DIRECTIONS FOR THIS TASK |
Transcribe the data that follows precisely, omitting nothing.

□ □ □ □

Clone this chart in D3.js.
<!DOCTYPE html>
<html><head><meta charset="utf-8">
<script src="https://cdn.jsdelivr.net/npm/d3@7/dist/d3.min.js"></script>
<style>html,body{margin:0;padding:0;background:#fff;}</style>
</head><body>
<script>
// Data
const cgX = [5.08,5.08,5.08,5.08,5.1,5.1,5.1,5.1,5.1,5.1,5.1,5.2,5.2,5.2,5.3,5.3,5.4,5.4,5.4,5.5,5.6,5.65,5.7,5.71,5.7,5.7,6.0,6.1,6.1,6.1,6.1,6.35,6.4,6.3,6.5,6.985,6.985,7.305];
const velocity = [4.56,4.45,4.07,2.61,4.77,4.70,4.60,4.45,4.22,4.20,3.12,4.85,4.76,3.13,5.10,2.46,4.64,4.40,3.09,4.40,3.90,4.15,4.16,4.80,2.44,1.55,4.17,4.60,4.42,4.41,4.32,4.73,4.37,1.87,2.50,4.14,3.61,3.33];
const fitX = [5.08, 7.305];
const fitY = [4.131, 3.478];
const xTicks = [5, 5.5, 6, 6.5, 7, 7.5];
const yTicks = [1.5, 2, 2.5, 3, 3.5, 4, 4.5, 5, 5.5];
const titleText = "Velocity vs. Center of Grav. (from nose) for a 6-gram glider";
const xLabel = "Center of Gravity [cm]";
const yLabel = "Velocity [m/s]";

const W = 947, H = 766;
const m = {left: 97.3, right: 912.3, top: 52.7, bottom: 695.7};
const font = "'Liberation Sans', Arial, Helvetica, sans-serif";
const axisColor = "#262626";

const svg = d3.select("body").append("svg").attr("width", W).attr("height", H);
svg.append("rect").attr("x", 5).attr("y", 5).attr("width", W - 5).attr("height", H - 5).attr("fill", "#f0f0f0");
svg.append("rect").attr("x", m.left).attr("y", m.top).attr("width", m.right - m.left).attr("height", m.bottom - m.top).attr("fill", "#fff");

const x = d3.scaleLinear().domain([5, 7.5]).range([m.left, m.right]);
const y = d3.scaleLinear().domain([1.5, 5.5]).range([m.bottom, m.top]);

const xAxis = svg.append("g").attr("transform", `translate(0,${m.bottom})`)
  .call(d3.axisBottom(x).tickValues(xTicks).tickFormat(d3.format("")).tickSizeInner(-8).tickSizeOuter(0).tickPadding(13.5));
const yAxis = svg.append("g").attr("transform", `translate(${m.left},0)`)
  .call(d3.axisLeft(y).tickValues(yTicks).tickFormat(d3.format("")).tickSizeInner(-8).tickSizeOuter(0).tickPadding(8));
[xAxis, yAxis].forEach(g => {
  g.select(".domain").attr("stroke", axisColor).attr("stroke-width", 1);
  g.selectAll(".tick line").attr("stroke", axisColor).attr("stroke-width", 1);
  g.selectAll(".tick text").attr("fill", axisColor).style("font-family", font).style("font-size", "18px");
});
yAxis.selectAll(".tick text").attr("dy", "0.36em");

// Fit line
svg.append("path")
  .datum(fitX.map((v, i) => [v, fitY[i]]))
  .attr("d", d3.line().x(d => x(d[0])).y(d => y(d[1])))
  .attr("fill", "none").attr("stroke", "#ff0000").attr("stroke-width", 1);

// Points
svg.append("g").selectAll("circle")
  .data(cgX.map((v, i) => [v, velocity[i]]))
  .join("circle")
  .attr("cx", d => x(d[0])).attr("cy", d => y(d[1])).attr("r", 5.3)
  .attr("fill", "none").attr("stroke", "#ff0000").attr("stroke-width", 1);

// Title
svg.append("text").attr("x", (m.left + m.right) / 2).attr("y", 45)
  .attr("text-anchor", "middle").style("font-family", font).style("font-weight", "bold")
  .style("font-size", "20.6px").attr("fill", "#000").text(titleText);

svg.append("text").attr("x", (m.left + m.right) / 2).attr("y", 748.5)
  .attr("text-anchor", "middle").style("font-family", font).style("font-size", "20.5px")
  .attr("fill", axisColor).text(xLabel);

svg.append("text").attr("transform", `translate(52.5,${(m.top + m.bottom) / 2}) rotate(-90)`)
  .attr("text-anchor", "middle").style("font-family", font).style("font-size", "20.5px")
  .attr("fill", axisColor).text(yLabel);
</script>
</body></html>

□ □ □ □

EXPECTED ANSWER |
Clone this chart in D3.js.
<!DOCTYPE html>
<html><head><meta charset="utf-8">
<script src="https://cdn.jsdelivr.net/npm/d3@7/dist/d3.min.js"></script>
<style>html,body{margin:0;padding:0;background:#fff;}</style>
</head><body>
<script>
// Data
const cgX = [5.08,5.08,5.08,5.08,5.1,5.1,5.1,5.1,5.1,5.1,5.1,5.2,5.2,5.2,5.3,5.3,5.4,5.4,5.4,5.5,5.6,5.65,5.7,5.71,5.7,5.7,6.0,6.1,6.1,6.1,6.1,6.35,6.4,6.3,6.5,6.985,6.985,7.305];
const velocity = [4.56,4.45,4.07,2.61,4.77,4.70,4.60,4.45,4.22,4.20,3.12,4.85,4.76,3.13,5.10,2.46,4.64,4.40,3.09,4.40,3.90,4.15,4.16,4.80,2.44,1.55,4.17,4.60,4.42,4.41,4.32,4.73,4.37,1.87,2.50,4.14,3.61,3.33];
const fitX = [5.08, 7.305];
const fitY = [4.131, 3.478];
const xTicks = [5, 5.5, 6, 6.5, 7, 7.5];
const yTicks = [1.5, 2, 2.5, 3, 3.5, 4, 4.5, 5, 5.5];
const titleText = "Velocity vs. Center of Grav. (from nose) for a 6-gram glider";
const xLabel = "Center of Gravity [cm]";
const yLabel = "Velocity [m/s]";

const W = 947, H = 766;
const m = {left: 97.3, right: 912.3, top: 52.7, bottom: 695.7};
const font = "'Liberation Sans', Arial, Helvetica, sans-serif";
const axisColor = "#262626";

const svg = d3.select("body").append("svg").attr("width", W).attr("height", H);
svg.append("rect").attr("x", 5).attr("y", 5).attr("width", W - 5).attr("height", H - 5).attr("fill", "#f0f0f0");
svg.append("rect").attr("x", m.left).attr("y", m.top).attr("width", m.right - m.left).attr("height", m.bottom - m.top).attr("fill", "#fff");

const x = d3.scaleLinear().domain([5, 7.5]).range([m.left, m.right]);
const y = d3.scaleLinear().domain([1.5, 5.5]).range([m.bottom, m.top]);

const xAxis = svg.append("g").attr("transform", `translate(0,${m.bottom})`)
  .call(d3.axisBottom(x).tickValues(xTicks).tickFormat(d3.format("")).tickSizeInner(-8).tickSizeOuter(0).tickPadding(13.5));
const yAxis = svg.append("g").attr("transform", `translate(${m.left},0)`)
  .call(d3.axisLeft(y).tickValues(yTicks).tickFormat(d3.format("")).tickSizeInner(-8).tickSizeOuter(0).tickPadding(8));
[xAxis, yAxis].forEach(g => {
  g.select(".domain").attr("stroke", axisColor).attr("stroke-width", 1);
  g.selectAll(".tick line").attr("stroke", axisColor).attr("stroke-width", 1);
  g.selectAll(".tick text").attr("fill", axisColor).style("font-family", font).style("font-size", "18px");
});
yAxis.selectAll(".tick text").attr("dy", "0.36em");

// Fit line
svg.append("path")
  .datum(fitX.map((v, i) => [v, fitY[i]]))
  .attr("d", d3.line().x(d => x(d[0])).y(d => y(d[1])))
  .attr("fill", "none").attr("stroke", "#ff0000").attr("stroke-width", 1);

// Points
svg.append("g").selectAll("circle")
  .data(cgX.map((v, i) => [v, velocity[i]]))
  .join("circle")
  .attr("cx", d => x(d[0])).attr("cy", d => y(d[1])).attr("r", 5.3)
  .attr("fill", "none").attr("stroke", "#ff0000").attr("stroke-width", 1);

// Title
svg.append("text").attr("x", (m.left + m.right) / 2).attr("y", 45)
  .attr("text-anchor", "middle").style("font-family", font).style("font-weight", "bold")
  .style("font-size", "20.6px").attr("fill", "#000").text(titleText);

svg.append("text").attr("x", (m.left + m.right) / 2).attr("y", 748.5)
  .attr("text-anchor", "middle").style("font-family", font).style("font-size", "20.5px")
  .attr("fill", axisColor).text(xLabel);

svg.append("text").attr("transform", `translate(52.5,${(m.top + m.bottom) / 2}) rotate(-90)`)
  .attr("text-anchor", "middle").style("font-family", font).style("font-size", "20.5px")
  .attr("fill", axisColor).text(yLabel);
</script>
</body></html>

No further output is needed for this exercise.